Glenn Tait is a National Farmers Union board member. He grows grain and raises cattle on his family farm near Meota, Sask.

  • Nyaya

    Why does not this surprise me. This has happened in Australia too. Yes private companies will develop varieties for standard land. However where soil has problems or if disease hits there will be no critical mass of allied science people to support plant breeding areas and so it will lag behind. So long as Public is apathetic towards these changes like in Australia govts will rip the heart out of public research which will come to bite public sooner or later

  • Edward

    This will certainly devalue land prices substantially.

  • dee

    Hmmmmmmmm – – – – I think that the closure of plant breeding and ag research facilities was happening long before Mr. Harper even finished university. Whilst the Conservatives are continuing a long standing tradition (the decimation of agricultural research) they are not the originators!

    • lazylarry

      they most certainly are, did you not read the article

  • lazylarry

    harper won’t be satisifed till monsanto et.al have total control of all seeds in this country, bet he is getting kickbacks from them

  • neil

    Putting political arguments aside the move to private plant breeding will likely bring in as much or more to gain in varieties’ results to farmers as public breeding did. But it will come with increased costs. In the case of canola these costs are more than covered by the returns the farmer gets. That will likely be the case in cereals as well BUT it does increase farmers’ risk as their costs increase. It comes down to a question of risk vs. benefit. So far the risk has been worth it with canola and will likely be with cereals as well but there is no guarantee.

  • Don Farmer

    For thousands of years, farmers have been buying seeds from their neighbours. Effectively creating an endless source of time developed/localized seed.

    We don’t have better seed, we now have seeds that can withstand survive coats of gylphosphate and require antibiotics spays to survive.

    They are not seed companies, they are drug companies.

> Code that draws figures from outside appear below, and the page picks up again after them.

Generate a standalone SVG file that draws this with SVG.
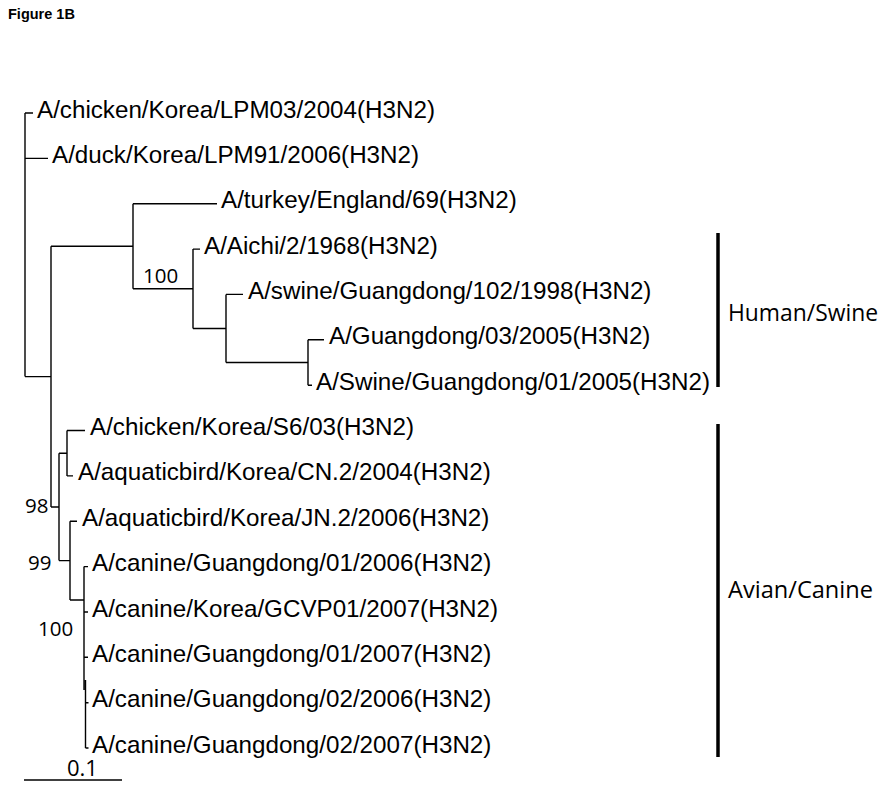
<svg xmlns="http://www.w3.org/2000/svg" width="885" height="790" viewBox="0 0 885 790">
<style>
.leaf{font-family:"Liberation Sans",Arial,sans-serif;font-size:24.2px;fill:#000}
.boot{font-family:"Open Sans","Noto Sans",sans-serif;font-size:20.5px;fill:#000}
.grp{font-family:"Open Sans","Noto Sans",sans-serif;font-size:23px;fill:#000}
.title{font-family:"Liberation Sans",Arial,sans-serif;font-size:14.5px;font-weight:bold;fill:#000}
.br{fill:none;stroke:#000;stroke-width:1.4}
.bar{fill:none;stroke:#000;stroke-width:3.5}
</style>
<rect width="885" height="790" fill="#fff"/>
<text class="title" x="8" y="19">Figure 1B</text>
<g id="connectors">
<path class="br" d="M25,113V376.6 M25,113H33 M25,158.4H48 M25,376.6H51
M51,246.2V507 M51,246.2H133 M133,203.7V288.8 M133,203.7H217 M133,288.8H193
M193,249.1V328.5 M193,249.1H200 M193,328.5H226 M226,294.4V362.5 M226,294.4H243
M226,362.5H308 M308,339.8V385.2 M308,339.8H324 M308,385.2H312
M51,507H59 M59,453.2V560.6 M59,453.2H67 M67,430.5V475.9 M67,430.5H85 M67,475.9H73
M59,560.6H70 M70,521.2V600 M70,521.2H77 M70,600H84
M84,566.6V690 M84,566.6H88 M84,612H88 M84,657.3H88
M85.5,680V748 M85.5,702.7H88.5 M85.5,748H88.5"/>
<path class="br" d="M24,780H122"/>
</g>
<g id="leaf0"><text class="leaf" x="37" y="117.5">A/chicken/Korea/LPM03/2004(H3N2)</text></g>
<g id="leaf1"><text class="leaf" x="52" y="162.9">A/duck/Korea/LPM91/2006(H3N2)</text></g>
<g id="leaf2"><text class="leaf" x="221" y="208.2">A/turkey/England/69(H3N2)</text></g>
<g id="leaf3"><text class="leaf" x="204" y="253.6">A/Aichi/2/1968(H3N2)</text></g>
<g id="leaf4"><text class="leaf" x="248" y="298.9">A/swine/Guangdong/102/1998(H3N2)</text></g>
<g id="leaf5"><text class="leaf" x="329" y="344.3">A/Guangdong/03/2005(H3N2)</text></g>
<g id="leaf6"><text class="leaf" x="316" y="389.7">A/Swine/Guangdong/01/2005(H3N2)</text></g>
<g id="leaf7"><text class="leaf" x="90" y="435">A/chicken/Korea/S6/03(H3N2)</text></g>
<g id="leaf8"><text class="leaf" x="78" y="480.4">A/aquaticbird/Korea/CN.2/2004(H3N2)</text></g>
<g id="leaf9"><text class="leaf" x="82" y="525.7">A/aquaticbird/Korea/JN.2/2006(H3N2)</text></g>
<g id="leaf10"><text class="leaf" x="92" y="571.1">A/canine/Guangdong/01/2006(H3N2)</text></g>
<g id="leaf11"><text class="leaf" x="92" y="616.5">A/canine/Korea/GCVP01/2007(H3N2)</text></g>
<g id="leaf12"><text class="leaf" x="92" y="661.8">A/canine/Guangdong/01/2007(H3N2)</text></g>
<g id="leaf13"><text class="leaf" x="92" y="707.2">A/canine/Guangdong/02/2006(H3N2)</text></g>
<g id="leaf14"><text class="leaf" x="92" y="752.5">A/canine/Guangdong/02/2007(H3N2)</text></g>
<g id="bootstraps">
<text class="boot" x="143" y="283">100</text>
<text class="boot" x="25" y="513">98</text>
<text class="boot" x="28" y="570">99</text>
<text class="boot" x="38" y="636">100</text>
<text class="boot" x="67" y="776" style="font-size:22px">0.1</text>
</g>
<g id="clade-human-swine">
<path class="bar" d="M718,233V387"/>
<text class="grp" x="728" y="321" textLength="150" lengthAdjust="spacingAndGlyphs">Human/Swine</text>
</g>
<g id="clade-avian-canine">
<path class="bar" d="M718,424V757"/>
<text class="grp" x="728" y="598" textLength="145" lengthAdjust="spacingAndGlyphs">Avian/Canine</text>
</g>
</svg>
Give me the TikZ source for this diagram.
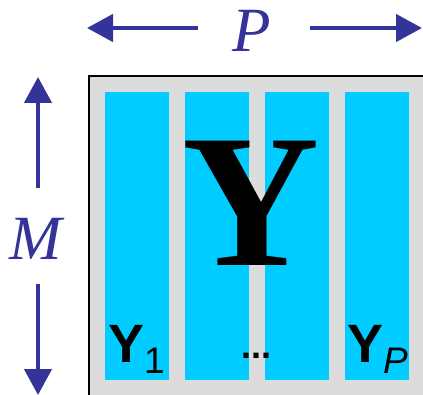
\documentclass[tikz,border=0pt]{standalone}
\usepackage{fontspec}
\setmainfont{Liberation Serif}
\setsansfont{Liberation Sans}
\usetikzlibrary{arrows.meta}
\definecolor{arrowblue}{HTML}{333399}
\definecolor{colcyan}{HTML}{00CCFF}
\definecolor{bggray}{HTML}{DCDCDC}
\begin{document}
\begin{tikzpicture}[x=1pt,y=-1pt,
  dimarrow/.style={draw=arrowblue,line width=4.5pt,-{Triangle[length=26pt,width=27pt]}},
  dimlabel/.style={inner sep=0pt,anchor=base,text=arrowblue,font=\fontsize{63}{63}\selectfont\itshape},
  column/.style={fill=colcyan,draw=none},
  sublabel/.style={inner sep=0pt,anchor=base west,font=\sffamily\fontsize{54}{54}\selectfont\bfseries},
  subindex/.style={inner sep=0pt,anchor=base west,font=\sffamily\fontsize{37}{37}\selectfont}]
\useasboundingbox (0,0) rectangle (423,395);
\clip (0,0) rectangle (423,395);
% matrix background
\fill[bggray] (89,76) rectangle (430,400);
\draw[black,line width=2pt] (89,400) -- (89,76) -- (430,76);
% columns
\fill[column] (105,92) rectangle (169,380);
\fill[column] (185,92) rectangle (249,380);
\fill[column] (265,92) rectangle (329,380);
\fill[column] (345,92) rectangle (409,380);
% big Y
\node (Y) [inner sep=0pt,anchor=base,font=\fontsize{190}{190}\selectfont\bfseries] at (251,266) {Y};
% column labels
\node (Y1) [sublabel] at (108,362) {Y};
\node (s1) [subindex] at (144,373) {1};
\node (dots) [inner sep=0pt,anchor=base,font=\sffamily\fontsize{36}{36}\selectfont\bfseries] at (256,358) {...};
\node (YP) [sublabel] at (347,362) {Y};
\node (sP) [subindex,font=\sffamily\fontsize{37}{37}\selectfont\itshape] at (383,373) {P};
% dimension labels
\node (P) [dimlabel] at (252,52) {P};
\node (M) [dimlabel] at (36,260) {M};
\coordinate (pl) at (198,28);
\coordinate (pltip) at (87,28);
\coordinate (pr) at (310,28);
\coordinate (prtip) at (422,28);
\coordinate (mt) at (38,188);
\coordinate (mttip) at (38,77);
\coordinate (mb) at (38,284);
\coordinate (mbtip) at (38,395);
\draw[dimarrow] (pl) -- (pltip);
\draw[dimarrow] (pr) -- (prtip);
\draw[dimarrow] (mt) -- (mttip);
\draw[dimarrow] (mb) -- (mbtip);
\end{tikzpicture}
\end{document}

When they develop products, they develop them to generate business for the profitable chemical side of the business.

  • ed

    The plant breeders have been mildly successful, but cost always eclipse these extra expenses 2-10 fold. Debt has risen quickest since all this came into being, and farmers have left the land in droves. It seems that more of the same as what caused the debt and exit from the industry is apparently the answer. It won’t be.

  • David

    Canada’s cereal varieties are amongst the lowest yielding in the world Thanks to our public breeding and kept seed. It is time to join real agriculture to get varieties to match or agronomic practices. Those who want to stay in the past can grow their own seed for years to come.